-- BEGIN Records supplied --

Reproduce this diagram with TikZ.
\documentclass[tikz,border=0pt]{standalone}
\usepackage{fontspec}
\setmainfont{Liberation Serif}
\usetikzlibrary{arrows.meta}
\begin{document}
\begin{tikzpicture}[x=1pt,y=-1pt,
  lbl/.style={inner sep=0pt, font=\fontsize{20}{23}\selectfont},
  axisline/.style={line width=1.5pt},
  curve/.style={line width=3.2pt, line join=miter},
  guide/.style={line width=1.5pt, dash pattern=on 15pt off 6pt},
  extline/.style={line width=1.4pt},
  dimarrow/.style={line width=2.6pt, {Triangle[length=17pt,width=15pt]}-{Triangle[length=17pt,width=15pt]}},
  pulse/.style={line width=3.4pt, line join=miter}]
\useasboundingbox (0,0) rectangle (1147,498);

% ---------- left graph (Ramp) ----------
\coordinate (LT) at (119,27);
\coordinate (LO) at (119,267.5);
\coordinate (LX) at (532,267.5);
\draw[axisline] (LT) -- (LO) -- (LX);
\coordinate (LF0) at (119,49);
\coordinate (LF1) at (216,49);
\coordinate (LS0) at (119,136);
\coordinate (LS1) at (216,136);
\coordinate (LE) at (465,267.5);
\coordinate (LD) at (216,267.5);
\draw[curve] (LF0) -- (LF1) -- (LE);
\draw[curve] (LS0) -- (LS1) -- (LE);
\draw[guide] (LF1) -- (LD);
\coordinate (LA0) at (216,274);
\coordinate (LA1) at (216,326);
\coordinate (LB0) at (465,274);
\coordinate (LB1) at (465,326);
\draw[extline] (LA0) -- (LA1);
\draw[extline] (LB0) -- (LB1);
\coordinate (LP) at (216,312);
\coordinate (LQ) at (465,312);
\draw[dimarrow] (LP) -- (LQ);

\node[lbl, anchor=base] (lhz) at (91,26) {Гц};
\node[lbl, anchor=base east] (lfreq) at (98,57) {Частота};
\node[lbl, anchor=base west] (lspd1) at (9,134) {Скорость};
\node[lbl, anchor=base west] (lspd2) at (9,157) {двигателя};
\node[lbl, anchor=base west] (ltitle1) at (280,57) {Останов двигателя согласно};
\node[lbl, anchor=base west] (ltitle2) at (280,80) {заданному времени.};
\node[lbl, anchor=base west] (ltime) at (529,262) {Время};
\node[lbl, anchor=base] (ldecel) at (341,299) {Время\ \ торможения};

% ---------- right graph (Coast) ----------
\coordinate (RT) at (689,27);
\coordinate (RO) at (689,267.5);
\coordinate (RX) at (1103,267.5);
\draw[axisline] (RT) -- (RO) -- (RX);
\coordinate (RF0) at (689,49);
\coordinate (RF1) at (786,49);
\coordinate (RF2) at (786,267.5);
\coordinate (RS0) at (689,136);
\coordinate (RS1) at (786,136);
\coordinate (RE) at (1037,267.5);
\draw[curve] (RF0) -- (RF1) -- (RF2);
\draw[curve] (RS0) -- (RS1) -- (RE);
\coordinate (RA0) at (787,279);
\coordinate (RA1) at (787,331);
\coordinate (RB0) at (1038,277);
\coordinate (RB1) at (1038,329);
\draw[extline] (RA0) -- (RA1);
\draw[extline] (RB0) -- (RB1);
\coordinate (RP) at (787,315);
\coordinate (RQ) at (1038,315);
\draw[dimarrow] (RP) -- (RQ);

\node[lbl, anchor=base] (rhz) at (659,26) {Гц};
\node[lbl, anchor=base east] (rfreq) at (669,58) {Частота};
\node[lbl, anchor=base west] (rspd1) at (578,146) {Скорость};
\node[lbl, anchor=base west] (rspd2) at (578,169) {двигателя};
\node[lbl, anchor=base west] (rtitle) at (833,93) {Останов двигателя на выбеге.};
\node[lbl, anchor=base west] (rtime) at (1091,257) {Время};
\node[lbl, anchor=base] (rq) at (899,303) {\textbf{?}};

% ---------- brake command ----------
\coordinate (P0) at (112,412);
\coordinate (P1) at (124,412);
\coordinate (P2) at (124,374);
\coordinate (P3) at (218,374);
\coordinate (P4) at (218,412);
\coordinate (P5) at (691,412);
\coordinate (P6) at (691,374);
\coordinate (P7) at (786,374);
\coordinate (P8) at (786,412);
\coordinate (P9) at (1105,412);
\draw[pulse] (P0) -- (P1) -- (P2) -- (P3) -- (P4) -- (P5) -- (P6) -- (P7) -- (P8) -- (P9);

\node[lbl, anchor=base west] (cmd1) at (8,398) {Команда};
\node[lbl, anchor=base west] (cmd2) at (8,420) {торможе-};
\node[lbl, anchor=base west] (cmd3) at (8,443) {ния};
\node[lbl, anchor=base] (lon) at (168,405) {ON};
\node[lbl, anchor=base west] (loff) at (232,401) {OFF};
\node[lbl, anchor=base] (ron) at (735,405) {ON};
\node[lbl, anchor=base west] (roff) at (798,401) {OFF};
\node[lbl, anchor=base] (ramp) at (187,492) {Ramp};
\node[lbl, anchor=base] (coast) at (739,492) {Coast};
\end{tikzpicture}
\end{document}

-- END Records supplied --
-- BEGIN Records supplied --

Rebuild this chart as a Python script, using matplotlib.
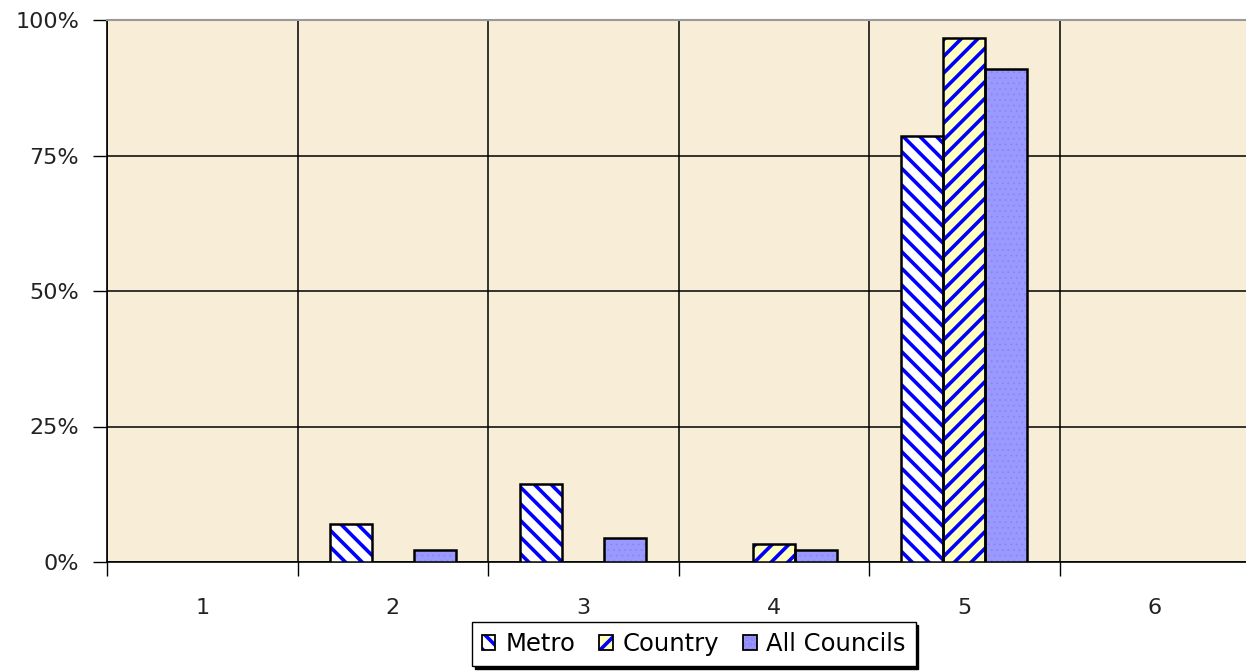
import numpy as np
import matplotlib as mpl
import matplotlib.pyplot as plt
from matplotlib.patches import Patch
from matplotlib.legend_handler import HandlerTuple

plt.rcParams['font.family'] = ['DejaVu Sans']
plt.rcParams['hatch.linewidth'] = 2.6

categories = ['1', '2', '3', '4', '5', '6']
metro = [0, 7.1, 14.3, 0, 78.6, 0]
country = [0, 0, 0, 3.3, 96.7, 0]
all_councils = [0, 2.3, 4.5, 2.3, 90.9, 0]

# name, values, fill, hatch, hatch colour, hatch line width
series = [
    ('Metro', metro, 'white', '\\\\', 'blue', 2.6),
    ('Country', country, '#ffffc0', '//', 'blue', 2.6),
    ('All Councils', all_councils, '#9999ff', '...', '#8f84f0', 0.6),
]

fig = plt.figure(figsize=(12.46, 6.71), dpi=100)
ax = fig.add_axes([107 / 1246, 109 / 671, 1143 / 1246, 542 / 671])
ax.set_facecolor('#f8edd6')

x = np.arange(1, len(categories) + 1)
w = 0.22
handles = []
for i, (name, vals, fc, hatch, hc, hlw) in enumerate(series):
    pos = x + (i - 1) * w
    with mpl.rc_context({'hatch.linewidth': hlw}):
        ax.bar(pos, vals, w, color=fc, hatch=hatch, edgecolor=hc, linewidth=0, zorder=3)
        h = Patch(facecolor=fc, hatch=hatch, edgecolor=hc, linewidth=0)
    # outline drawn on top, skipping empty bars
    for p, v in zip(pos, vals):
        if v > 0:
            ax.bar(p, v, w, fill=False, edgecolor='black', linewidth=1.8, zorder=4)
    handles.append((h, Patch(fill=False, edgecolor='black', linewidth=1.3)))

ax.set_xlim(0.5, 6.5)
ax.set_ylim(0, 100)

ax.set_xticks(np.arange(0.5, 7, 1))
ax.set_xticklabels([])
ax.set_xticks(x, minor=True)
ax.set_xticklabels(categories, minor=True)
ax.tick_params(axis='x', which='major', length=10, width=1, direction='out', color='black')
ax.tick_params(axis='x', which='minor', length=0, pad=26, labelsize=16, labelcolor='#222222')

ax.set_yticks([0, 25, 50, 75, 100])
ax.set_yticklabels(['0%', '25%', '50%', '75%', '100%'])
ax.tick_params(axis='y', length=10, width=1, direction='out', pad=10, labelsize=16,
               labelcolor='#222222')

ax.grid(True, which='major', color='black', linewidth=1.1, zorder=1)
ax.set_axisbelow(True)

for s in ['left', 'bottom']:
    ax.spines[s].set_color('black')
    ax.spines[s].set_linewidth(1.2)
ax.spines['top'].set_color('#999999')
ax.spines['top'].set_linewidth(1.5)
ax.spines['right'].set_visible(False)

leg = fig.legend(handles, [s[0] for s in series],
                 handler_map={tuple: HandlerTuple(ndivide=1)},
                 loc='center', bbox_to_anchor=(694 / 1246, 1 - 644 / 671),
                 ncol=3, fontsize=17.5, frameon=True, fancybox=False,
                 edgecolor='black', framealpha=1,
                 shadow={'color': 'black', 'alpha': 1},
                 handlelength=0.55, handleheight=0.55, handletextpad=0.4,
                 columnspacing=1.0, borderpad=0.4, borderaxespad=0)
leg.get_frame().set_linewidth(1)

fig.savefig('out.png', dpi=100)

-- END Records supplied --

Restate word for word the part that opens with the line containing "Rebuild this chart" and closes with the line containing "ax.set_ylim(0, 100)", both ends included, and nothing else. Omit any images.

● **Reply**
Rebuild this chart as a Python script, using matplotlib.
import numpy as np
import matplotlib as mpl
import matplotlib.pyplot as plt
from matplotlib.patches import Patch
from matplotlib.legend_handler import HandlerTuple

plt.rcParams['font.family'] = ['DejaVu Sans']
plt.rcParams['hatch.linewidth'] = 2.6

categories = ['1', '2', '3', '4', '5', '6']
metro = [0, 7.1, 14.3, 0, 78.6, 0]
country = [0, 0, 0, 3.3, 96.7, 0]
all_councils = [0, 2.3, 4.5, 2.3, 90.9, 0]

# name, values, fill, hatch, hatch colour, hatch line width
series = [
    ('Metro', metro, 'white', '\\\\', 'blue', 2.6),
    ('Country', country, '#ffffc0', '//', 'blue', 2.6),
    ('All Councils', all_councils, '#9999ff', '...', '#8f84f0', 0.6),
]

fig = plt.figure(figsize=(12.46, 6.71), dpi=100)
ax = fig.add_axes([107 / 1246, 109 / 671, 1143 / 1246, 542 / 671])
ax.set_facecolor('#f8edd6')

x = np.arange(1, len(categories) + 1)
w = 0.22
handles = []
for i, (name, vals, fc, hatch, hc, hlw) in enumerate(series):
    pos = x + (i - 1) * w
    with mpl.rc_context({'hatch.linewidth': hlw}):
        ax.bar(pos, vals, w, color=fc, hatch=hatch, edgecolor=hc, linewidth=0, zorder=3)
        h = Patch(facecolor=fc, hatch=hatch, edgecolor=hc, linewidth=0)
    # outline drawn on top, skipping empty bars
    for p, v in zip(pos, vals):
        if v > 0:
            ax.bar(p, v, w, fill=False, edgecolor='black', linewidth=1.8, zorder=4)
    handles.append((h, Patch(fill=False, edgecolor='black', linewidth=1.3)))

ax.set_xlim(0.5, 6.5)
ax.set_ylim(0, 100)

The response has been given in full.